Perhaps the biggest problem with Eight Men Out is its soft focus.  Is this the tale of the entire 1919 Sox team, or is it about the innocents who were unfairly banned from the sport?  The point of view character is, at times, Buck Weaver, but who the hell remembers him?  This movie was made seventy years after Weaver was expelled from the sport, and occasionally showing him as the main character isn't enough to generate sympathy for him.  The most famous player on the team, Shoeless Joe Jackson, is relegated to a very minor role in the script; that's like making Pride of the Yankees with Lou Gehrig as the fifth-billed character.  Who is this movie supposed to be about?  The entire team?  Then Sayles should have explained the characters better in the script.  Shoeless Joe?  Then he should have played a more important role.  Weaver?  Then the focus should have stayed with him as he struggled to succeed despite his teammates.

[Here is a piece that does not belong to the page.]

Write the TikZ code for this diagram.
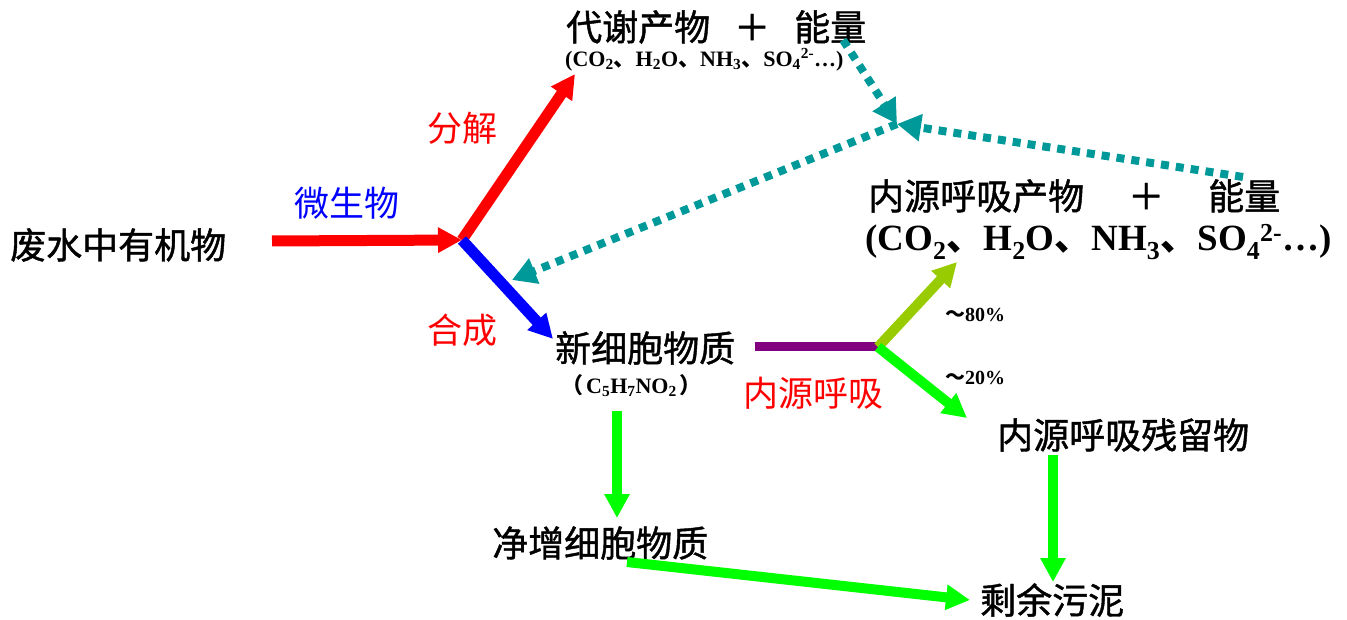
\documentclass[tikz,border=0pt]{standalone}
\usepackage{fontspec}
\usetikzlibrary{arrows.meta}
\newfontfamily\cjk{Noto Sans CJK SC}
\newfontfamily\cjkb{Noto Sans CJK SC}[FakeBold=1.2]
\newfontfamily\tnr{Liberation Serif}
\definecolor{teal1}{RGB}{0,153,153}
\definecolor{purp}{RGB}{128,0,128}
\definecolor{ygreen}{RGB}{153,204,0}
\definecolor{bgreen}{RGB}{0,255,0}
\tikzset{
  lbl/.style={font=\cjk\fontsize{35}{40}\selectfont, inner sep=0pt},
  blbl/.style={font=\cjkb\fontsize{36}{40}\selectfont, inner sep=0pt, text=black},
  formula/.style={font=\tnr\bfseries\fontsize{22}{24}\selectfont, inner sep=0pt},
  pct/.style={font=\tnr\bfseries\fontsize{20}{24}\selectfont, inner sep=0pt},
  bigformula/.style={font=\tnr\bfseries\fontsize{37}{40}\selectfont, inner sep=0pt},
  fat/.style={line width=11pt, -{Triangle[length=24pt,width=24pt]}, shorten >=0pt},
  dotarrow/.style={teal1, line width=8pt, dash pattern=on 8pt off 7pt, -{Triangle[length=24pt,width=26pt]}},
}
\newcommand{\dun}{{\cjk 、}}
\begin{document}
\begin{tikzpicture}[x=1pt,y=-1pt]
\useasboundingbox (0,0) rectangle (1347,620);
% text nodes
\node[blbl,anchor=west] (waste) at (10,245) {废水中有机物};
\node[lbl,text=blue] (micro) at (347,203) {微生物};
\node[lbl,text=red] (fenjie) at (462,128) {分解};
\node[lbl,text=red] (hecheng) at (462,330) {合成};
\node[blbl,anchor=west] (meta) at (566,27) {代谢产物\hspace{24pt}＋\hspace{24pt}能量};
\node[formula,anchor=west] (metaf) at (565,60) {(CO\textsubscript{2}\dun H\textsubscript{2}O\dun NH\textsubscript{3}\dun SO\textsubscript{4}\textsuperscript{2-}…)};
\node[blbl,anchor=west] (endo) at (868,196) {内源呼吸产物\hspace{44pt}＋\hspace{44pt}能量};
\node[bigformula,anchor=west] (endof) at (865,242) {(CO\textsubscript{2}\dun H\textsubscript{2}O\dun NH\textsubscript{3}\dun SO\textsubscript{4}\textsuperscript{2-}…)};
\node[blbl,anchor=west] (cell) at (555,348) {新细胞物质};
\node[formula,anchor=west] (cellf) at (561,386) {{\cjk （}\hspace{3pt}C\textsubscript{5}H\textsubscript{7}NO\textsubscript{2}\hspace{3pt}{\cjk ）}};
\node[lbl,text=red] (neiyuan) at (813,393) {内源呼吸};
\node[pct] (p80) at (975,315) {{\cjk ～}80\%};
\node[pct] (p20) at (975,378) {{\cjk ～}20\%};
\node[blbl,anchor=west] (resid) at (997,435) {内源呼吸残留物};
\node[blbl,anchor=west] (net) at (492,543) {净增细胞物质};
\node[blbl,anchor=west] (sludge) at (980,600) {剩余污泥};
% coordinates
\coordinate (a0) at (272,241);
\coordinate (j) at (462,240);
\coordinate (up) at (575,74);
\coordinate (dn) at (553,339);
\coordinate (t0) at (843,40);
\coordinate (tm) at (897,124);
\coordinate (t1) at (1243,177);
\coordinate (t2) at (512,280);
\coordinate (p0) at (755,347);
\coordinate (p1) at (878,347);
\coordinate (g80) at (957,262);
\coordinate (g20) at (967,418);
\coordinate (c0) at (617,411);
\coordinate (c1) at (617,518);
\coordinate (n0) at (627,562);
\coordinate (n1) at (970,600);
\coordinate (r0) at (1053,455);
\coordinate (r1) at (1053,582);
% connectors
\draw[fat,red] (a0) -- (j);
\draw[fat,red] (j) -- (up);
\draw[fat,blue] (j) -- (dn);
\draw[dotarrow] (t0) -- (tm);
\draw[dotarrow] (t1) -- (tm);
\draw[dotarrow] (tm) -- (t2);
\draw[purp,line width=9pt] (p0) -- (p1);
\draw[fat,ygreen,line width=10pt] (p1) -- (g80);
\draw[fat,bgreen,line width=10pt] (p1) -- (g20);
\draw[fat,bgreen,line width=10pt] (c0) -- (c1);
\draw[fat,bgreen,line width=10pt] (n0) -- (n1);
\draw[fat,bgreen,line width=10pt] (r0) -- (r1);
\end{tikzpicture}
\end{document}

There are many more problems that the focus.  Even with my near-encyclopedic baseball knowledge, I failed to recognize many of the characters in this film.  That's a pretty big problem; if I can't pick out some of these players, how can a casual viewer hope to understand what's going on?  The script is full of elliptical conversations that allude to the gambling conspiracy, but rarely acknowledge it outright.  As much as I appreciate scripts that assume the viewers are clever, the details of this story are left fairly obtuse.
...like whatever he is rubbing on the ball

Another problem I had with Eight Men Out is that it, really, isn't a baseball movie.  The script is too lazy to focus on any one game, so it instead allows every play shown on-screen to be of major importance; batters hit the first pitch every time, and pitchers give up crucial runs with every throw.  This is a movie about the scandal.  Unfortunately, there is a lot of baseball in-between the conception of the idea and the execution, and both suffer for it.  This isn't a bad movie, though.  Sayles clearly cared about this team and this story, but his passion was executed poorly.  At best, I have to say that this is a mediocre movie about a potentially fantastic film concept.

On a personal note, as a baseball fan with his head in the past (my prized baseball possession is a Ryne Sandberg 1960s-era throwback jersey), I believe that all eight men implicated in the Black Sox scandal should be eligible for the Hall of Fame in 2019.  I think a 100-year ban is more than enough; the only two that sportswriters would even consider inducting would be Shoeless Joe and Buck Weaver, both of whom had a stellar, error-free World Series performance.  And baseball writers are notoriously vindictive, so if they forgive the players, so should the sport.  At least that way, we could expect to stop hearing Pete Rose's whining in about seventy-five years.  Besides, the commissioner that banned the 1919 Sox was a total bastard; he allowed Ty Cobb and Tris Speaker to keep playing after reports of them gambling on the sport surfaced.  Come on, Major League Baseball!  Act like the museum you are an induct the players that deserve it; if you want to hold them accountable for shady actions, include a steroids or gambling section and let the fans determine their legacy!  ...and I'm off my soapbox.